──────── Record list ────────
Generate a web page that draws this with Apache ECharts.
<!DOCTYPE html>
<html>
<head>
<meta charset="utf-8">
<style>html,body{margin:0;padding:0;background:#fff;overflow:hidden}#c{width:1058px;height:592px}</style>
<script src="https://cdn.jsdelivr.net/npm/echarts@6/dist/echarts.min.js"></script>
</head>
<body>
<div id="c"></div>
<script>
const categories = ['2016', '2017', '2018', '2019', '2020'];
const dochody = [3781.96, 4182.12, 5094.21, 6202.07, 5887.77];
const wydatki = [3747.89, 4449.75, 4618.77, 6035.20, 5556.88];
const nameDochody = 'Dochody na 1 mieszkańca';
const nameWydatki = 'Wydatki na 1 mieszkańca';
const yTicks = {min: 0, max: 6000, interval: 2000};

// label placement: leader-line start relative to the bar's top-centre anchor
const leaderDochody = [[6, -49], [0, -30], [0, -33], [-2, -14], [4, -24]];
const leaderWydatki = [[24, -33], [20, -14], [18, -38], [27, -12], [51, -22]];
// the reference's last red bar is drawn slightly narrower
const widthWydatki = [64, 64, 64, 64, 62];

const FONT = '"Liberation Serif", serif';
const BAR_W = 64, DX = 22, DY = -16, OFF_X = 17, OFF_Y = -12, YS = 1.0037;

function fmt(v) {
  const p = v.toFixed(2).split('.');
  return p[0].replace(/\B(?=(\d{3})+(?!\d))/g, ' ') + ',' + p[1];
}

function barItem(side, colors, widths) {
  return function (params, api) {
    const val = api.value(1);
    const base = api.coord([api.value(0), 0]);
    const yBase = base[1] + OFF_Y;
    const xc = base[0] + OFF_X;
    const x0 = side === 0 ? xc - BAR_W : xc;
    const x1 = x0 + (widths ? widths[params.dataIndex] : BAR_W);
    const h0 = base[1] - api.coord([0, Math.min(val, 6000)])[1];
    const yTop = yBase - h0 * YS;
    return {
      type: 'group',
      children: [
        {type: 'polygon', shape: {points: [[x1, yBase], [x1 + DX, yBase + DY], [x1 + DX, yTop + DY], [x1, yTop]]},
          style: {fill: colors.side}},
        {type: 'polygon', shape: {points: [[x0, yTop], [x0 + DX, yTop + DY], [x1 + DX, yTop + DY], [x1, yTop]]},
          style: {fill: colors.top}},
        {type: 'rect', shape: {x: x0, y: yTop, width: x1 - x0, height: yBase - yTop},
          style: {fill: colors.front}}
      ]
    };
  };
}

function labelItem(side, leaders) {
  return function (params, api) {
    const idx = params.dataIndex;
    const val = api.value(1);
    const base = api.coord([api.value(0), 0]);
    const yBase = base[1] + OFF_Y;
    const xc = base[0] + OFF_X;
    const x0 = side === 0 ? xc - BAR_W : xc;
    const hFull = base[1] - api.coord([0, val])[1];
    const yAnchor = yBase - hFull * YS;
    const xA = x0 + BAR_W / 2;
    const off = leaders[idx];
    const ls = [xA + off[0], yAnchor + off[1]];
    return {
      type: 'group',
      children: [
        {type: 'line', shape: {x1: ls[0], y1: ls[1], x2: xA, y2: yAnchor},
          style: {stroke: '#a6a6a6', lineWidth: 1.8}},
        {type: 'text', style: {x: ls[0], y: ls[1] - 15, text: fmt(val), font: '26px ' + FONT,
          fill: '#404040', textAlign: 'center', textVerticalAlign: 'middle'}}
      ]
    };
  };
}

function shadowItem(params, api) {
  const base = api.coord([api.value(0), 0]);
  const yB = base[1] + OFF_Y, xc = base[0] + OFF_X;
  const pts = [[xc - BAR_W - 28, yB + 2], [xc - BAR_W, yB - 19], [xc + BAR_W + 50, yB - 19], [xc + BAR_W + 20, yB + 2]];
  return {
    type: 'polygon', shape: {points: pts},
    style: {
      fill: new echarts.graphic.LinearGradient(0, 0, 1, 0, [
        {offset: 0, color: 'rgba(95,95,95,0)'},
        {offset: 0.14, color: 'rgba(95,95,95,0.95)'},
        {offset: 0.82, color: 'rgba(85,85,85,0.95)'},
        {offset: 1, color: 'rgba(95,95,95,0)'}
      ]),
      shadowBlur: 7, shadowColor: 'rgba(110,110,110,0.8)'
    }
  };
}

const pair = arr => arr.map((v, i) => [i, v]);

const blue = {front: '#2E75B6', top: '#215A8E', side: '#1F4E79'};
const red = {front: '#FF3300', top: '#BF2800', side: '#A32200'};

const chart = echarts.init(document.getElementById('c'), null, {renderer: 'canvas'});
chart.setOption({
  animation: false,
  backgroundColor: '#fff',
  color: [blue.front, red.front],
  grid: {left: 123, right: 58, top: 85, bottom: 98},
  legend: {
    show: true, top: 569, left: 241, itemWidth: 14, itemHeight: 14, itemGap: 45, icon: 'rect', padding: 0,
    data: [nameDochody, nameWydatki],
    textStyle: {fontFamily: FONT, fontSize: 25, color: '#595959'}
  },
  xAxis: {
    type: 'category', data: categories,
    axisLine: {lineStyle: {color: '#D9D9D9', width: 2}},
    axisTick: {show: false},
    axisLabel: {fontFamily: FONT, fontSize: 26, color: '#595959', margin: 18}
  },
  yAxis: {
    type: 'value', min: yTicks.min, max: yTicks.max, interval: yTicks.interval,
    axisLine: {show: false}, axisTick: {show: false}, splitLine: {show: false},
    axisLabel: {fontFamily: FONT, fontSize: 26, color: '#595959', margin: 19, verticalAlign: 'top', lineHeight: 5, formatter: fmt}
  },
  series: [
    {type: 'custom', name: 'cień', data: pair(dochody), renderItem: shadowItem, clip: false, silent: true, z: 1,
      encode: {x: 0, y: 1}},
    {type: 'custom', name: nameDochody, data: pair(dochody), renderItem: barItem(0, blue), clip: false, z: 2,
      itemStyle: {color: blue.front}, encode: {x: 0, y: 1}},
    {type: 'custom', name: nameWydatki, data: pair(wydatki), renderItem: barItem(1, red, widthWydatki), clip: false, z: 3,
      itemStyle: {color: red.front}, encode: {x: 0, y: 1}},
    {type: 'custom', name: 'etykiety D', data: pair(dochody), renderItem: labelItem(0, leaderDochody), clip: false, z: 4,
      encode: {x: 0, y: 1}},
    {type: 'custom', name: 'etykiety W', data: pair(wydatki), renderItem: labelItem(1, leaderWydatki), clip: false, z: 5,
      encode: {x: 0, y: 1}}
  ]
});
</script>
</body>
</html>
────────
──────── Record list ────────
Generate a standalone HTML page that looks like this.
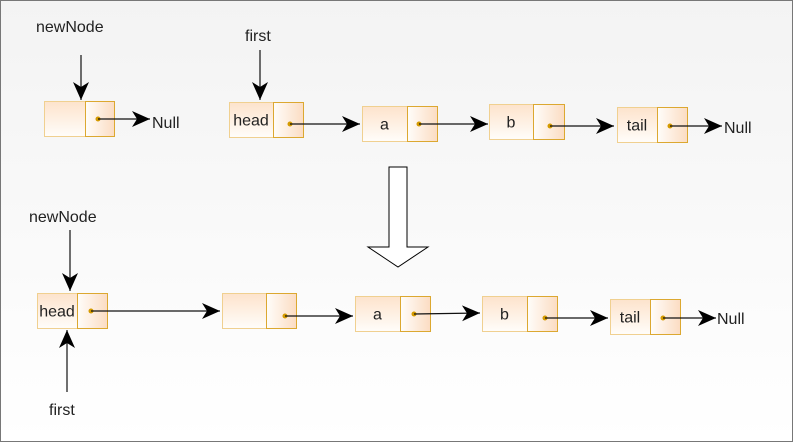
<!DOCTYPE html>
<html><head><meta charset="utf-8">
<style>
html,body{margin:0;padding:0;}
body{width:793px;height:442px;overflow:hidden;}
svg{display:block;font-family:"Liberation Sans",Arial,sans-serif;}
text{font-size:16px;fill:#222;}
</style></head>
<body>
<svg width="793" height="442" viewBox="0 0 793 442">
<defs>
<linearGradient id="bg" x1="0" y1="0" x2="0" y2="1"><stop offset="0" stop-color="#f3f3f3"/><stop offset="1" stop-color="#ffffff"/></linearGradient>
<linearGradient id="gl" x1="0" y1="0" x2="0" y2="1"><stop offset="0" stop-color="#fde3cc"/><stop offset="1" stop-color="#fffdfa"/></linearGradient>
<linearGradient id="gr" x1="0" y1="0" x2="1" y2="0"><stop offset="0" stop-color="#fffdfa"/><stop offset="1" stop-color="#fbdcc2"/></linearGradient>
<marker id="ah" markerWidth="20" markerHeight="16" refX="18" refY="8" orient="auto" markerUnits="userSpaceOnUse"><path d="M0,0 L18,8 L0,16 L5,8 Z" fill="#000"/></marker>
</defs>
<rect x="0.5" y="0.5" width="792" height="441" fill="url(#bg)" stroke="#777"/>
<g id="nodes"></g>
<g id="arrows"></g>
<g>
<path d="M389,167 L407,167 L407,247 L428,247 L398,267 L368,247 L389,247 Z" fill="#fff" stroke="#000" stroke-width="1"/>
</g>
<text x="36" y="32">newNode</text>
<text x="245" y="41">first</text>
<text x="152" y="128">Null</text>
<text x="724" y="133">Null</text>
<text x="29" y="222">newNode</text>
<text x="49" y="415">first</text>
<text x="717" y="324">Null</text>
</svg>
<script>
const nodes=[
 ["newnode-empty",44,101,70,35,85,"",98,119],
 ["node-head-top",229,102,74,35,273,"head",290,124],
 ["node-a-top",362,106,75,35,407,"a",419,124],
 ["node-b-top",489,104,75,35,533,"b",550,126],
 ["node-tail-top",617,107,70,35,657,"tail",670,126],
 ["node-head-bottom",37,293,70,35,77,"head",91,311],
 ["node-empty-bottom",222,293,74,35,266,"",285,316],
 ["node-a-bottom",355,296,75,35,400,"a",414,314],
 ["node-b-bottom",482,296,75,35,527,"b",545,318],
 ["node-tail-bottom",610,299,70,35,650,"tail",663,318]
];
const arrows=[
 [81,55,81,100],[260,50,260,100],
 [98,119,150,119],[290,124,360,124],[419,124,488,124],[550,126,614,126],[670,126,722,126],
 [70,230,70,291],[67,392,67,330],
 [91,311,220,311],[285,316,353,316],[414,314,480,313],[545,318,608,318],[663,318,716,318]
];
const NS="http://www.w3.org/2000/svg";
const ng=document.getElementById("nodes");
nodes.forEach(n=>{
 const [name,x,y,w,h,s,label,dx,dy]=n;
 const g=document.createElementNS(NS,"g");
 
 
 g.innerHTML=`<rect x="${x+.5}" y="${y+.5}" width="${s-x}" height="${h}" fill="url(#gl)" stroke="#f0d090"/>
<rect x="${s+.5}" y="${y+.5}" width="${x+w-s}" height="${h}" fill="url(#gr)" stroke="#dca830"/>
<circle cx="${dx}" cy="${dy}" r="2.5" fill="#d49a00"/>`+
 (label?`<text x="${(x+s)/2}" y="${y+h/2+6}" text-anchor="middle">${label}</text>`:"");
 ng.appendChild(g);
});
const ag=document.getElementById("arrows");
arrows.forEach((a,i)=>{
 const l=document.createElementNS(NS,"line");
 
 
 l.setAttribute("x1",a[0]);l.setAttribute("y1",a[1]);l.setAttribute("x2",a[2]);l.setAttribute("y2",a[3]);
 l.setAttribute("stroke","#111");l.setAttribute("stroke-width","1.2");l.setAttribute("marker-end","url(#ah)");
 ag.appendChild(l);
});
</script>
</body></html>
────────
▶ Given exercise
Starting at the line that contains "Generate a web", set down every line up to and including the line that contains "const BAR_W = 64, DX", exactly as given, and no other line.

▶ Exercise result
Generate a web page that draws this with Apache ECharts.
<!DOCTYPE html>
<html>
<head>
<meta charset="utf-8">
<style>html,body{margin:0;padding:0;background:#fff;overflow:hidden}#c{width:1058px;height:592px}</style>
<script src="https://cdn.jsdelivr.net/npm/echarts@6/dist/echarts.min.js"></script>
</head>
<body>
<div id="c"></div>
<script>
const categories = ['2016', '2017', '2018', '2019', '2020'];
const dochody = [3781.96, 4182.12, 5094.21, 6202.07, 5887.77];
const wydatki = [3747.89, 4449.75, 4618.77, 6035.20, 5556.88];
const nameDochody = 'Dochody na 1 mieszkańca';
const nameWydatki = 'Wydatki na 1 mieszkańca';
const yTicks = {min: 0, max: 6000, interval: 2000};

// label placement: leader-line start relative to the bar's top-centre anchor
const leaderDochody = [[6, -49], [0, -30], [0, -33], [-2, -14], [4, -24]];
const leaderWydatki = [[24, -33], [20, -14], [18, -38], [27, -12], [51, -22]];
// the reference's last red bar is drawn slightly narrower
const widthWydatki = [64, 64, 64, 64, 62];

const FONT = '"Liberation Serif", serif';
const BAR_W = 64, DX = 22, DY = -16, OFF_X = 17, OFF_Y = -12, YS = 1.0037;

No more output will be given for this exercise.